To a significant degree, this agenda has become a victim of its own success. Led in no small part by the court, the nation has placed itself indelibly on record as aspiring to a society in which people of both sexes and various races, ethnicities and religious groups receive equal treatment under law. But to the extent that we are not yet one nation -- one people -- all equal in rights and opportunities, progressives will now have to turn to forums other than the court for further progress.
(Emphasis supplied.) What type of forums does Lazarus suggest? Surely not school boards, such as those in Seattle and Louisville, whose plans to enact a progressive agenda on integration were stymied by the reactionary, judicially activist Roberts Court. What does Lazarus suggest progressives do about that? And there can be no doubt that the Roberts Court will extend this approach to all facets of public policy - a new Lochner-like era seems imminently possible.
The problem is this -Lazarus, like many legal academics, do not like the fact that the Supreme Court is, at its heart, a political institution. Lazarus recognized this, as this piece about the Roberts confirmation fight demonstrates. But he just plain does not like it.

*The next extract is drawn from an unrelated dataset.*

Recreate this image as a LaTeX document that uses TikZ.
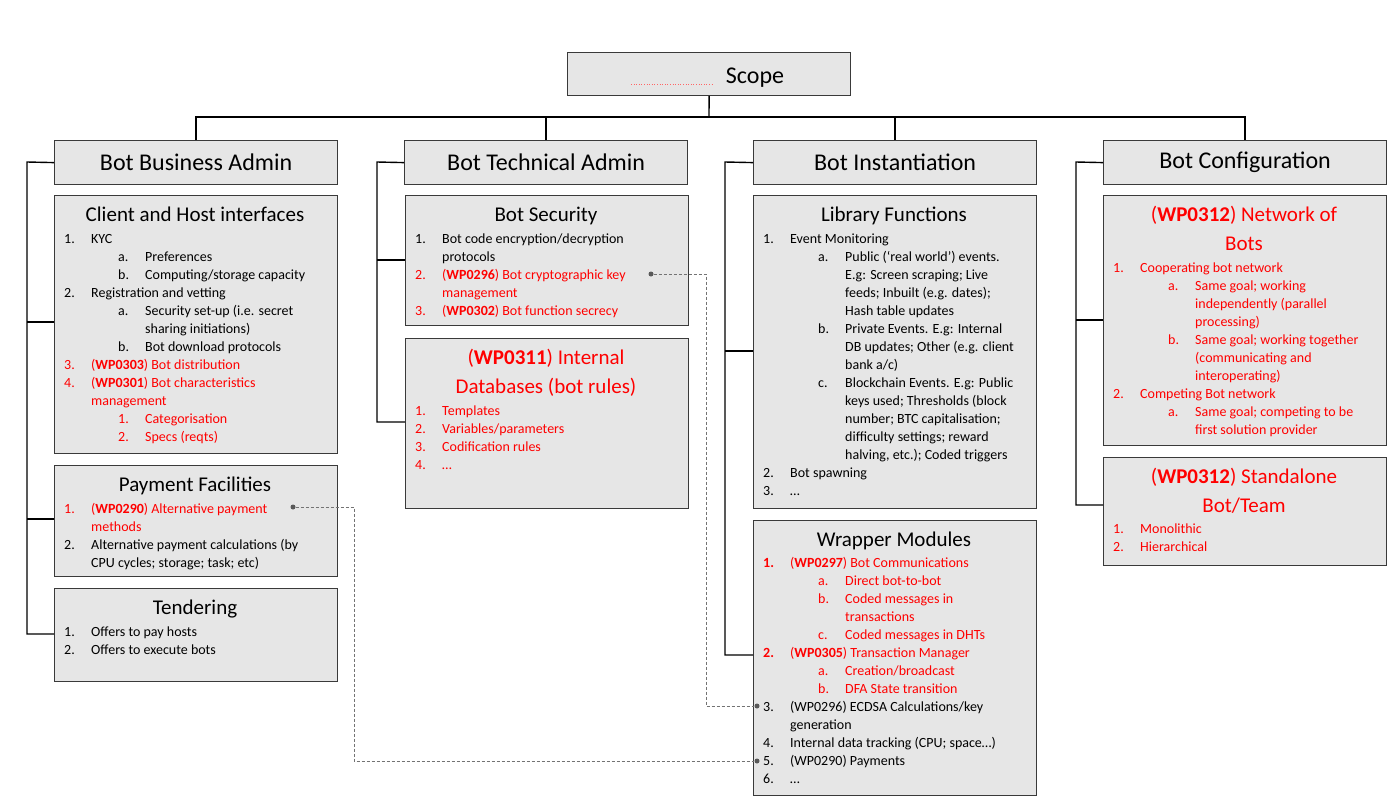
\documentclass[tikz,border=0pt]{standalone}
\usepackage{fontspec}
\setmainfont{Carlito}
\definecolor{boxfill}{HTML}{E6E6E6}
\definecolor{boxline}{HTML}{3A3A3A}
\definecolor{wpred}{HTML}{FF0000}
\newcommand\bodyfont{\fontsize{14}{16}\selectfont}
\newcommand\titlefont{\fontsize{21}{24}\selectfont}
\newcommand\headfont{\fontsize{24}{28}\selectfont}
% line: colour, x, y(center), text
\newcommand\tl[4][black]{\node[anchor=base west,inner sep=0,text=#1,font=\bodyfont] at (#2,#3+5) {#4};}
\newcommand\ttl[4][black]{\node[anchor=base,inner sep=0,text=#1,font=\titlefont] at (#2,#3+7) {#4};}
\tikzset{
  wbox/.style={draw=boxline,fill=boxfill,line width=1.2pt,anchor=north west,inner sep=0,minimum width=283pt},
  hbox/.style={wbox,minimum height=44pt,font=\headfont},
  tree/.style={draw=black,line width=1.4pt},
  link/.style={draw=gray!90!black,densely dashed,line width=0.8pt},
  dot/.style={circle,fill=gray!70!black,inner sep=0,minimum size=5pt}
}
\begin{document}
\begin{tikzpicture}[x=1pt,y=-1pt]
\useasboundingbox (0,0) rectangle (1400,803);
% scope
\node[wbox,minimum width=283pt,minimum height=43pt] (scope) at (567,52) {};
\draw[wpred!60,dotted,line width=0.6pt] (631,84) -- (714,84);
\node[font=\headfont,anchor=base] at (755,83) {Scope};
% headers
\node[hbox] (h1) at (54,140) {Bot Business Admin};
\node[hbox] (h2) at (404,140) {Bot Technical Admin};
\node[hbox] (h3) at (753,140) {Bot Instantiation};
\node[hbox] (h4) at (1103,140) {Bot Configuration};
\draw[tree] (scope.south) -- (709,117) coordinate (tj);
\draw[tree] (h1.north) |- (tj) -| (h4.north);
\draw[tree] (h2.north) -- (h2.north |- tj);
\draw[tree] (h3.north) -- (h3.north |- tj);
% boxes
\node[wbox,minimum height=258pt] (client) at (54,195) {};
\node[wbox,minimum height=111pt] (pay) at (54,465) {};
\node[wbox,minimum height=93pt] (tend) at (54,588) {};
\node[wbox,minimum height=130pt] (sec) at (405,195) {};
\node[wbox,minimum height=170pt] (idb) at (405,338) {};
\node[wbox,minimum height=313pt] (lib) at (753,195) {};
\node[wbox,minimum height=275pt] (wrap) at (753,520) {};
\node[wbox,minimum height=250pt] (net) at (1103,195) {};
\node[wbox,minimum height=108pt] (stand) at (1103,457) {};
% brackets
\draw[tree] (h1.west) -- (27,162) -- (27,634) -- (tend.west |- 0,634);
\draw[tree] (27,322) -- (client.west |- 0,322);
\draw[tree] (27,519) -- (pay.west |- 0,519);
\draw[tree] (h2.west) -- (377,162) -- (377,422) -- (idb.west |- 0,422);
\draw[tree] (377,260) -- (sec.west |- 0,260);
\draw[tree] (h3.west) -- (725,162) -- (725,655) -- (wrap.west |- 0,655);
\draw[tree] (725,351) -- (lib.west |- 0,351);
\draw[tree] (h4.west) -- (1076,162) -- (1076,505) -- (stand.west |- 0,505);
\draw[tree] (1076,320) -- (net.west |- 0,320);
% ---- column 1
\ttl{195}{214}{Client and Host interfaces}
\tl{64}{238}{1.}\tl{91}{238}{KYC}
\tl{118}{256}{a.}\tl{145}{256}{Preferences}
\tl{118}{274}{b.}\tl{145}{274}{Computing/storage capacity}
\tl{64}{292}{2.}\tl{91}{292}{Registration and vetting}
\tl{118}{310}{a.}\tl{145}{310}{Security set-up (i.e. secret}
\tl{145}{328}{sharing initiations)}
\tl{118}{346}{b.}\tl{145}{346}{Bot download protocols}
\tl[wpred]{64}{364}{3.}\tl[wpred]{91}{364}{(\textbf{WP0303}) Bot distribution}
\tl[wpred]{64}{382}{4.}\tl[wpred]{91}{382}{(\textbf{WP0301}) Bot characteristics}
\tl[wpred]{91}{400}{management}
\tl[wpred]{118}{418}{1.}\tl[wpred]{145}{418}{Categorisation}
\tl[wpred]{118}{436}{2.}\tl[wpred]{145}{436}{Specs (reqts)}
\ttl{195}{484}{Payment Facilities}
\tl[wpred]{64}{508}{1.}\tl[wpred]{91}{508}{(\textbf{WP0290}) Alternative payment}
\tl[wpred]{91}{526}{methods}
\tl{64}{544}{2.}\tl{91}{544}{Alternative payment calculations (by}
\tl{91}{562}{CPU cycles; storage; task; etc)}
\ttl{195}{607}{Tendering}
\tl{64}{631}{1.}\tl{91}{631}{Offers to pay hosts}
\tl{64}{649}{2.}\tl{91}{649}{Offers to execute bots}
% ---- column 2
\ttl{546}{214}{Bot Security}
\tl{415}{238}{1.}\tl{442}{238}{Bot code encryption/decryption}
\tl{442}{256}{protocols}
\tl[wpred]{415}{274}{2.}\tl[wpred]{442}{274}{(\textbf{WP0296}) Bot cryptographic key}
\tl[wpred]{442}{292}{management}
\tl[wpred]{415}{310}{3.}\tl[wpred]{442}{310}{(\textbf{WP0302}) Bot function secrecy}
\ttl[wpred]{546}{357}{(\textbf{WP0311}) Internal}
\ttl[wpred]{546}{386}{Databases (bot rules)}
\tl[wpred]{415}{410}{1.}\tl[wpred]{442}{410}{Templates}
\tl[wpred]{415}{428}{2.}\tl[wpred]{442}{428}{Variables/parameters}
\tl[wpred]{415}{446}{3.}\tl[wpred]{442}{446}{Codification rules}
\tl[wpred]{415}{464}{4.}\tl[wpred]{442}{464}{\dots}
% ---- column 3
\ttl{894}{214}{Library Functions}
\tl{763}{238}{1.}\tl{790}{238}{Event Monitoring}
\tl{818}{256}{a.}\tl{845}{256}{Public (‘real world’) events.}
\tl{845}{274}{E.g: Screen scraping; Live}
\tl{845}{292}{feeds; Inbuilt (e.g. dates);}
\tl{845}{310}{Hash table updates}
\tl{818}{328}{b.}\tl{845}{328}{Private Events. E.g: Internal}
\tl{845}{346}{DB updates; Other (e.g. client}
\tl{845}{364}{bank a/c)}
\tl{818}{382}{c.}\tl{845}{382}{Blockchain Events. E.g: Public}
\tl{845}{400}{keys used; Thresholds (block}
\tl{845}{418}{number; BTC capitalisation;}
\tl{845}{436}{difficulty settings; reward}
\tl{845}{454}{halving, etc.); Coded triggers}
\tl{763}{472}{2.}\tl{790}{472}{Bot spawning}
\tl{763}{490}{3.}\tl{790}{490}{\dots}
\ttl{894}{539}{Wrapper Modules}
\tl[wpred]{763}{562}{\textbf{1.}}\tl[wpred]{790}{562}{(\textbf{WP0297}) Bot Communications}
\tl[wpred]{818}{580}{a.}\tl[wpred]{845}{580}{Direct bot-to-bot}
\tl[wpred]{818}{598}{b.}\tl[wpred]{845}{598}{Coded messages in}
\tl[wpred]{845}{616}{transactions}
\tl[wpred]{818}{634}{c.}\tl[wpred]{845}{634}{Coded messages in DHTs}
\tl[wpred]{763}{652}{\textbf{2.}}\tl[wpred]{790}{652}{(\textbf{WP0305}) Transaction Manager}
\tl[wpred]{818}{670}{a.}\tl[wpred]{845}{670}{Creation/broadcast}
\tl[wpred]{818}{688}{b.}\tl[wpred]{845}{688}{DFA State transition}
\tl{763}{706}{3.}\tl{790}{706}{(WP0296) ECDSA Calculations/key}
\tl{790}{724}{generation}
\tl{763}{742}{4.}\tl{790}{742}{Internal data tracking (CPU; space…)}
\tl{763}{760}{5.}\tl{790}{760}{(WP0290) Payments}
\tl{763}{778}{6.}\tl{790}{778}{\dots}
% ---- column 4
\ttl[wpred]{1244}{214}{(\textbf{WP0312}) Network of}
\ttl[wpred]{1244}{243}{Bots}
\tl[wpred]{1113}{267}{1.}\tl[wpred]{1140}{267}{Cooperating bot network}
\tl[wpred]{1168}{285}{a.}\tl[wpred]{1195}{285}{Same goal; working}
\tl[wpred]{1195}{303}{independently (parallel}
\tl[wpred]{1195}{321}{processing)}
\tl[wpred]{1168}{339}{b.}\tl[wpred]{1195}{339}{Same goal; working together}
\tl[wpred]{1195}{357}{(communicating and}
\tl[wpred]{1195}{375}{interoperating)}
\tl[wpred]{1113}{393}{2.}\tl[wpred]{1140}{393}{Competing Bot network}
\tl[wpred]{1168}{411}{a.}\tl[wpred]{1195}{411}{Same goal; competing to be}
\tl[wpred]{1195}{429}{first solution provider}
\ttl[wpred]{1244}{476}{(\textbf{WP0312}) Standalone}
\ttl[wpred]{1244}{505}{Bot/Team}
\tl[wpred]{1113}{528}{1.}\tl[wpred]{1140}{528}{Monolithic}
\tl[wpred]{1113}{546}{2.}\tl[wpred]{1140}{546}{Hierarchical}
% ---- dashed links
\node[dot] (d1) at (651,274) {};
\node[dot] (d2) at (757,706) {};
\node[dot] (d3) at (293,507) {};
\node[dot] (d4) at (757,761) {};
\draw[link] (d1) -- (706,274) -- (706,706) -- (d2);
\draw[link] (d3) -- (354,507) -- (354,761) -- (d4);
\end{tikzpicture}
\end{document}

There he wrote:
As I have argued many times, including in an earlier column for this site, this means that Senate Democrats will be seeking to defeat Roberts on very weak legal grounds. Having serious doubts about the legal underpinnings for Roe v. Wade is respectable and responsible, not extreme or bizarre. Partisan liberals may consider Roe a sacred cow, but constitutional scholars simply do not. Senate Republicans may even point to liberal and moderate critiques of Roe if Roberts answers equivocally about - or, more likely, refuses to discuss - the decision.
In the end, then the Democrats will be waging their fight on political, not legal, grounds -- that is, based not on the soundness of their own jurisprudence, but on the polls, which say that roughly 70% of Americans support a woman's right to choose.
. . .
The Roberts Hearings: Probably Unenlightening, and One-Note
The upshot of all this is that we are pretty unlikely to reap one genuine benefit of the Bork hearings: The questions and answers between the Senators and Bork treated the nation to an open and wide-ranging debate about the meaning of our Constitution and the role of judges in interpreting it.
Thanks to Bork's entrenched views and his unusually frank responses, the public got an extraordinary education about the divisions in our legal and political culture -- regarding not just the issue of privacy, but also those relating to race, states' rights, religion, free speech and others.
There is, sadly, little risk of such enlightenment this time around. Most likely, Roberts will be as bland and reasonable as possible, while the liberals push and probe, but end up with insufficient information to penetrate Roberts's attractive veneer. In short, it will be all about "not-Bork."
Lazarus seems geuninely disappointed that the debate about the Supreme Court will not be high minded Constitutional arguments about the Constitutional soundness of Roe and instead will be sullied by "mere" politics. Here is an academic who seems not to care a whit about the real world consequences of what the Supreme Court does. These are our "liberal experts." Detached and "serious."
The funny thing is their view of the role of the Supreme Court and the process of picking Supreme Court justices is utterly anti-Constitutional. The idea of the Senate not confirming a Justice on the basis of ideology is anethema for such as Lazarus.
Advice and consent appears to mean "rubber stamp" to our "ivory tower." It springs from a detachment and disconnect we can ill afford in these drastic times.
In his famous "I Have A Dream" speech, Martin Luther King said:
We have also come to this hallowed spot to remind America of the fierce urgency of now. This is no time to engage in the luxury of cooling off or to take the tranquilizing drug of gradualism. Now is the time to make real the promises of democracy.
The academic Broders never seem to share that sense of urgency on any issue. Their detachment is palpable. And invidious, if inadvertently so.